[Start of Data provided]
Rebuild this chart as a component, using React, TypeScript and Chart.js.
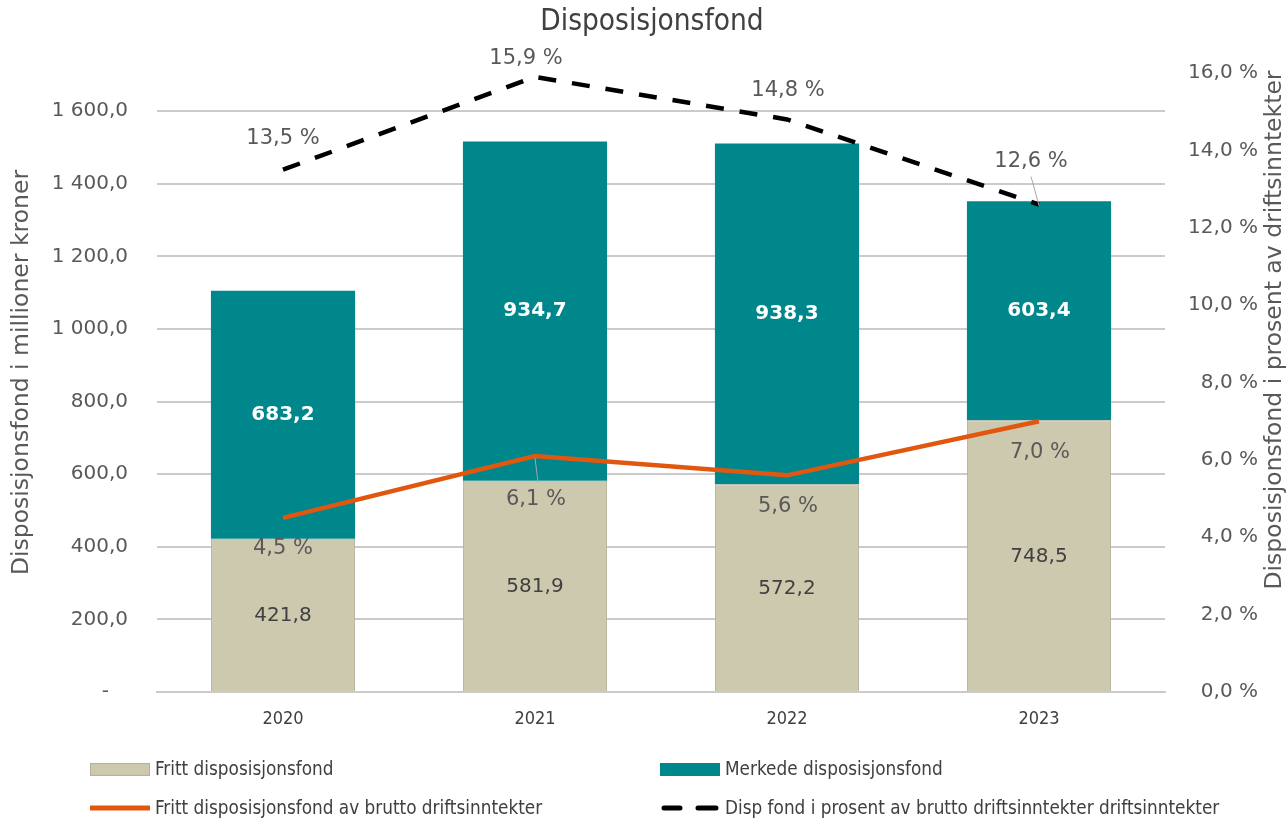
import React, { useEffect, useRef } from 'react';
import { Chart, registerables } from 'chart.js';

Chart.register(...registerables);

// ---------- data ----------
const categories = ['2020', '2021', '2022', '2023'];
const frittValues = [421.8, 581.9, 572.2, 748.5];
const merkedeValues = [683.2, 934.7, 938.3, 603.4];
const frittPercent = [4.5, 6.1, 5.6, 7.0];
const dispPercent = [13.5, 15.9, 14.8, 12.6];

const chartTitle = 'Disposisjonsfond';
const leftAxisTitle = 'Disposisjonsfond i millioner kroner';
const rightAxisTitle = 'Disposisjonsfond i prosent av driftsinntekter';
const legendLabels = [
  'Fritt disposisjonsfond',
  'Merkede disposisjonsfond',
  'Fritt disposisjonsfond av brutto driftsinntekter',
  'Disp fond i prosent av brutto driftsinntekter driftsinntekter',
];

const leftStep = 200;
const leftTickMax = 1600;
const leftMax = 1705;
const rightStep = 2;
const rightMax = 16;

// ---------- styles ----------
const BEIGE = '#CDC9AE';
const TEAL = '#00878B';
const ORANGE = '#E2570F';
const BLACK = '#000000';
const GRID = '#CBCBCB';
const TEXT = '#595959';
const DARK = '#404040';
const FONT = '"DejaVu Sans", Verdana, sans-serif';
const FONT_C = '"DejaVu Sans Condensed", "DejaVu Sans", sans-serif';

// label offsets (pixels) relative to the line point
const orangeLabelOffset = [[0, 31], [1, 44], [1, 31], [1, 31]];
const orangeLeader = [false, true, false, false];
const blackLabelOffset = [[0, -31], [-9, -18], [1, -29], [-8, -43]];
const blackLeader = [false, false, false, true];

const fmtComma = (v: number, d = 1) => v.toFixed(d).replace('.', ',');
const fmtThousands = (v: number) => {
  if (v === 0) return '-   ';
  const [i, dec] = v.toFixed(1).split('.');
  return i.replace(/\B(?=(\d{3})+(?!\d))/g, ' ') + ',' + dec;
};

const decorPlugin = {
  id: 'decor',
  afterDatasetsDraw(chart: any) {
    const ctx = chart.ctx;
    ctx.save();
    ctx.textAlign = 'center';
    ctx.textBaseline = 'middle';
    // bar labels
    const m0 = chart.getDatasetMeta(0);
    m0.data.forEach((el: any, i: number) => {
      const cy = (el.y + el.base) / 2;
      ctx.font = `20px ${FONT}`;
      ctx.fillStyle = DARK;
      ctx.fillText(fmtComma(frittValues[i]), el.x, cy + 1);
    });
    const m1 = chart.getDatasetMeta(1);
    m1.data.forEach((el: any, i: number) => {
      const cy = (el.y + el.base) / 2;
      ctx.font = `bold 20px ${FONT}`;
      ctx.fillStyle = '#FFFFFF';
      ctx.fillText(fmtComma(merkedeValues[i]), el.x, cy);
    });
    // line labels
    const drawLineLabels = (idx: number, vals: number[], off: number[][], leader: boolean[], below: boolean) => {
      const meta = chart.getDatasetMeta(idx);
      meta.data.forEach((el: any, i: number) => {
        const lx = el.x + off[i][0];
        const ly = el.y + off[i][1];
        if (leader[i]) {
          ctx.strokeStyle = '#A6A6A6';
          ctx.lineWidth = 1;
          ctx.beginPath();
          if (below) {
            ctx.moveTo(el.x, el.y + 2);
            ctx.lineTo(lx + 2, ly - 18);
          } else {
            ctx.moveTo(lx, ly + 15);
            ctx.lineTo(el.x, el.y + 1);
          }
          ctx.stroke();
        }
        ctx.font = `21px ${FONT}`;
        ctx.fillStyle = TEXT;
        ctx.fillText(fmtComma(vals[i]) + ' %', lx, ly);
      });
    };
    drawLineLabels(2, frittPercent, orangeLabelOffset, orangeLeader, true);
    drawLineLabels(3, dispPercent, blackLabelOffset, blackLeader, false);
    ctx.restore();
  },
  afterDraw(chart: any) {
    const ctx = chart.ctx;
    const area = chart.chartArea;
    ctx.save();
    // title
    ctx.textAlign = 'center';
    ctx.textBaseline = 'middle';
    ctx.fillStyle = DARK;
    ctx.font = `29.5px ${FONT_C}`;
    ctx.fillText(chartTitle, 652, 22);
    // axis titles
    ctx.font = `23.5px ${FONT}`;
    ctx.fillStyle = TEXT;
    ctx.save();
    ctx.translate(22, (area.top + area.bottom) / 2 - 10);
    ctx.rotate(-Math.PI / 2);
    ctx.fillText(leftAxisTitle, 0, 0);
    ctx.restore();
    ctx.save();
    ctx.translate(1275, 330);
    ctx.rotate(-Math.PI / 2);
    ctx.fillText(rightAxisTitle, 0, 0);
    ctx.restore();
    // legend
    ctx.textAlign = 'left';
    ctx.font = `18.8px ${FONT_C}`;
    const rows = [769, 808];
    const cols = [90, 660];
    [0, 1, 2, 3].forEach((k) => {
      const x = cols[k % 2];
      const y = rows[Math.floor(k / 2)];
      if (k === 0 || k === 1) {
        ctx.fillStyle = k === 0 ? BEIGE : TEAL;
        ctx.fillRect(x, y - 6, 60, 13);
        if (k === 0) {
          ctx.strokeStyle = '#B5B29C';
          ctx.lineWidth = 1;
          ctx.strokeRect(x + 0.5, y - 5.5, 59, 12);
        }
      } else if (k === 2) {
        ctx.strokeStyle = ORANGE;
        ctx.lineWidth = 5;
        ctx.beginPath();
        ctx.moveTo(x, y);
        ctx.lineTo(x + 60, y);
        ctx.stroke();
      } else {
        ctx.strokeStyle = BLACK;
        ctx.lineWidth = 5;
        ctx.lineCap = 'round';
        ctx.beginPath();
        ctx.moveTo(x + 4, y);
        ctx.lineTo(x + 20, y);
        ctx.moveTo(x + 38, y);
        ctx.lineTo(x + 56, y);
        ctx.stroke();
        ctx.lineCap = 'butt';
      }
      ctx.fillStyle = DARK;
      ctx.fillText(legendLabels[k], x + 65, y + 1);
    });
    ctx.restore();
  },
};

export default function App() {
  const ref = useRef<HTMLCanvasElement | null>(null);
  useEffect(() => {
    document.body.style.margin = '0';
    const canvas = ref.current;
    if (!canvas) return;
    const chart = new Chart(canvas, {
      type: 'bar',
      data: {
        labels: categories,
        datasets: [
          {
            type: 'bar',
            label: legendLabels[0],
            data: frittValues,
            backgroundColor: BEIGE,
            borderColor: '#B5B29C',
            borderWidth: 1,
            yAxisID: 'y',
            stack: 's',
            order: 3,
            barPercentage: 0.572,
            categoryPercentage: 1,
          },
          {
            type: 'bar',
            label: legendLabels[1],
            data: merkedeValues,
            backgroundColor: TEAL,
            borderWidth: 0,
            yAxisID: 'y',
            stack: 's',
            order: 3,
            barPercentage: 0.572,
            categoryPercentage: 1,
          },
          {
            type: 'line',
            label: legendLabels[2],
            data: frittPercent,
            borderColor: ORANGE,
            borderWidth: 4.5,
            pointRadius: 0,
            yAxisID: 'y1',
            order: 1,
            tension: 0,
          },
          {
            type: 'line',
            label: legendLabels[3],
            data: dispPercent,
            borderColor: BLACK,
            borderWidth: 4.5,
            borderDash: [18, 16],
            pointRadius: 0,
            yAxisID: 'y1',
            order: 0,
            tension: 0,
          },
        ],
      } as any,
      options: {
        responsive: false,
        animation: false,
        layout: { padding: { top: 73, left: 0, right: 30, bottom: 0 } },
        plugins: {
          legend: { display: false },
          title: { display: false },
          tooltip: { enabled: false },
        },
        scales: {
          x: {
            stacked: true,
            offset: true,
            grid: { display: false, drawTicks: false },
            border: { display: true, color: GRID, width: 2 },
            ticks: { color: DARK, font: { family: FONT_C, size: 18 }, padding: 17 },
            afterFit: (s: any) => { s.height = 130; },
          },
          y: {
            stacked: true,
            position: 'left',
            min: 0,
            max: leftMax,
            bounds: 'data',
            grid: { color: GRID, lineWidth: 2, drawTicks: false },
            border: { display: false },
            ticks: {
              stepSize: leftStep,
              color: TEXT,
              font: { family: FONT, size: 20 },
              padding: 29,
              callback: (v: any) => fmtThousands(Number(v)),
            },
            afterBuildTicks: (s: any) => {
              s.ticks = s.ticks.filter((t: any) => t.value <= leftTickMax);
            },
            afterFit: (s: any) => { s.width = 157; },
          },
          y1: {
            position: 'right',
            min: 0,
            max: rightMax,
            grid: { display: false, drawTicks: false },
            border: { display: false },
            ticks: {
              stepSize: rightStep,
              color: TEXT,
              font: { family: FONT, size: 20 },
              padding: 20,
              crossAlign: 'far',
              callback: (v: any) => fmtComma(Number(v)) + ' %',
            },
            afterFit: (s: any) => { s.width = 93; },
          },
        },
      } as any,
      plugins: [decorPlugin],
    });
    return () => chart.destroy();
  }, []);
  return (
    <div style={{ width: 1288, height: 822, background: '#fff' }}>
      <canvas ref={ref} width={1288} height={822} style={{ display: 'block' }} />
    </div>
  );
}
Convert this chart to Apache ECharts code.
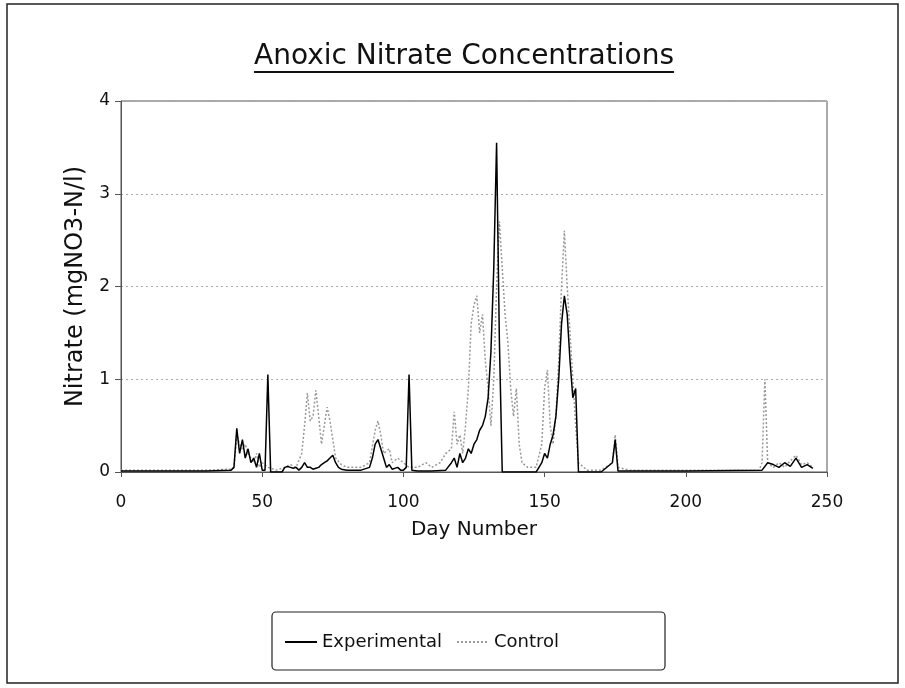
<!DOCTYPE html>
<html>
<head>
<meta charset="utf-8">
<script src="https://cdn.jsdelivr.net/npm/echarts@6/dist/echarts.min.js"></script>
<style>
  html, body { margin: 0; padding: 0; background: #fff; }
  #chart { width: 905px; height: 688px; }
</style>
</head>
<body>
<div id="chart"></div>
<script>
const titleText = 'Anoxic Nitrate Concentrations';
const xTicks = [0, 50, 100, 150, 200, 250];
const yTicks = [0, 1, 2, 3, 4];

const expDays = [0, 10, 20, 30, 39, 40, 41, 42, 43, 44, 45, 46, 47, 48, 49, 50, 51, 52, 53, 57,
  58, 59, 60, 61, 62, 63, 64, 65, 66, 67, 68, 69, 70, 71, 72, 73, 74, 75, 76, 77, 78, 80, 85, 88,
  89, 90, 91, 92, 93, 94, 95, 96, 98, 99, 100, 101, 102, 103, 105, 110, 115, 117, 118, 119, 120,
  121, 122, 123, 124, 125, 126, 127, 128, 129, 130, 131, 132, 133, 134, 135, 140, 147, 148, 149,
  150, 151, 152, 153, 154, 155, 156, 157, 158, 159, 160, 161, 162, 170, 174, 175, 176, 200, 227,
  229, 231, 233, 235, 237, 239, 241, 243, 245];
const expValues = [0.01, 0.01, 0.01, 0.01, 0.02, 0.05, 0.47, 0.2, 0.35, 0.15, 0.25, 0.1, 0.15, 0.05, 0.2, 0.02, 0.02, 1.05, 0, 0,
  0.05, 0.06, 0.05, 0.04, 0.05, 0.02, 0.05, 0.1, 0.05, 0.05, 0.03, 0.04, 0.05, 0.08, 0.1, 0.12, 0.15, 0.18, 0.1, 0.05, 0.03, 0.02, 0.02, 0.05,
  0.15, 0.3, 0.35, 0.25, 0.15, 0.05, 0.08, 0.03, 0.05, 0.02, 0.02, 0.05, 1.05, 0.02, 0.01, 0.01, 0.02, 0.1, 0.15, 0.05, 0.2,
  0.1, 0.15, 0.25, 0.2, 0.3, 0.35, 0.45, 0.5, 0.6, 0.8, 1.3, 2.2, 3.55, 1.4, 0, 0, 0, 0.05, 0.1,
  0.2, 0.15, 0.3, 0.4, 0.6, 1.0, 1.6, 1.9, 1.7, 1.2, 0.8, 0.9, 0, 0, 0.1, 0.35, 0.01, 0.01, 0.02,
  0.1, 0.08, 0.05, 0.1, 0.06, 0.15, 0.05, 0.08, 0.04];

const ctrlDays = [0, 10, 20, 30, 39, 40, 41, 42, 43, 44, 45, 46, 47, 48, 49, 50, 52, 55, 58, 60,
  62, 64, 65, 66, 67, 68, 69, 70, 71, 72, 73, 74, 75, 76, 78, 80, 85, 88, 90, 91, 92, 93, 95, 96,
  98, 100, 102, 105, 108, 110, 113, 115, 117, 118, 119, 120, 121, 122, 123, 124, 125, 126, 127,
  128, 129, 130, 131, 132, 133, 134, 135, 136, 137, 138, 139, 140, 141, 142, 144, 147, 149, 150,
  151, 152, 153, 154, 155, 156, 157, 158, 159, 160, 161, 162, 165, 170, 174, 175, 176, 180, 226,
  227, 228, 229, 231, 233, 235, 237, 239, 241, 243, 245];
const ctrlValues = [0.02, 0.02, 0.02, 0.02, 0.03, 0.05, 0.4, 0.3, 0.25, 0.3, 0.2, 0.15, 0.1, 0.2, 0.05, 0.1, 0.05, 0.02, 0.05, 0.08,
  0.05, 0.2, 0.5, 0.85, 0.55, 0.6, 0.88, 0.6, 0.3, 0.5, 0.7, 0.55, 0.35, 0.15, 0.08, 0.05, 0.05, 0.1, 0.45, 0.55, 0.4, 0.2, 0.25, 0.1,
  0.15, 0.1, 0.05, 0.05, 0.1, 0.05, 0.1, 0.2, 0.25, 0.65, 0.3, 0.4, 0.2, 0.5, 0.9, 1.6, 1.8, 1.9, 1.5,
  1.7, 1.2, 0.9, 0.5, 1.0, 2.0, 2.7, 2.2, 1.7, 1.4, 0.9, 0.6, 0.9, 0.3, 0.1, 0.05, 0.05, 0.3, 0.9,
  1.1, 0.5, 0.3, 0.6, 1.2, 2.0, 2.6, 2.0, 1.5, 1.0, 0.5, 0.1, 0.02, 0.02, 0.1, 0.4, 0.05, 0.02, 0.02,
  0.1, 1.0, 0.1, 0.05, 0.1, 0.05, 0.12, 0.18, 0.08, 0.1, 0.05];

const pairs = (xs, ys) => xs.map((x, i) => [x, ys[i]]);

const font = 'DejaVu Sans, Liberation Sans, sans-serif';
const titleFont = '28px ' + font;
const titleCx = 464;

// measure title so the underline matches the text width
const measure = document.createElement('canvas').getContext('2d');
measure.font = titleFont;
const titleW = measure.measureText(titleText).width;

const chart = echarts.init(document.getElementById('chart'));

chart.setOption({
  backgroundColor: '#fff',
  animation: false,
  textStyle: { fontFamily: font, color: '#111' },
  grid: { left: 121, right: 78, top: 101, bottom: 216, show: true, borderColor: '#555', borderWidth: 1 },
  graphic: [
    { type: 'rect', shape: { x: 7, y: 4, width: 891, height: 679 }, style: { fill: 'none', stroke: '#222', lineWidth: 1.5 } },
    { type: 'text', x: titleCx, y: 57, style: { text: titleText, font: titleFont, fill: '#111', align: 'center', verticalAlign: 'middle' } },
    { type: 'line', shape: { x1: titleCx - titleW / 2, y1: 72, x2: titleCx + titleW / 2, y2: 72 }, style: { stroke: '#111', lineWidth: 2 } },
    { type: 'rect', shape: { x: 272, y: 612, width: 393, height: 58, r: 4 }, style: { fill: 'none', stroke: '#222', lineWidth: 1.2 } }
  ],
  legend: {
    left: 284, top: 633, padding: 0,
    itemWidth: 32, itemHeight: 14, itemGap: 14,
    itemStyle: { opacity: 0 },
    textStyle: { fontSize: 18, color: '#111', fontFamily: font },
    data: ['Experimental', 'Control']
  },
  xAxis: {
    type: 'value', min: xTicks[0], max: xTicks[xTicks.length - 1], interval: 50,
    name: 'Day Number', nameLocation: 'middle', nameGap: 48,
    nameTextStyle: { fontSize: 20, color: '#111' },
    axisLine: { lineStyle: { color: '#555' } },
    axisTick: { show: true, length: 5, lineStyle: { color: '#555' } },
    axisLabel: { fontSize: 17, color: '#111', margin: 22 },
    splitLine: { show: false }
  },
  yAxis: {
    type: 'value', min: yTicks[0], max: yTicks[yTicks.length - 1], interval: 1,
    name: 'Nitrate (mgNO3-N/l)', nameLocation: 'middle', nameGap: 33,
    nameTextStyle: { fontSize: 24, color: '#111' },
    axisLine: { show: true, lineStyle: { color: '#555' } },
    axisTick: { show: true, length: 6, lineStyle: { color: '#555' } },
    axisLabel: { fontSize: 17, color: '#111', margin: 11 },
    splitLine: { show: true, lineStyle: { color: '#aaa', type: [2, 3], width: 1 } }
  },
  series: [
    {
      name: 'Experimental', type: 'line', data: pairs(expDays, expValues),
      showSymbol: false, symbol: 'none',
      lineStyle: { color: '#000', width: 1.5 }, itemStyle: { color: '#000' }, z: 3
    },
    {
      name: 'Control', type: 'line', data: pairs(ctrlDays, ctrlValues),
      showSymbol: false, symbol: 'none',
      lineStyle: { color: '#999', width: 1.5, type: [2, 2] }, itemStyle: { color: '#999' }, z: 2
    }
  ]
});
</script>
</body>
</html>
[End of Data provided]
**Your objective**
Gather up, from the records above, each line where the word "this" appears.

**Solved exercise**
Rebuild this chart as a component, using React, TypeScript and Chart.js.
Convert this chart to Apache ECharts code.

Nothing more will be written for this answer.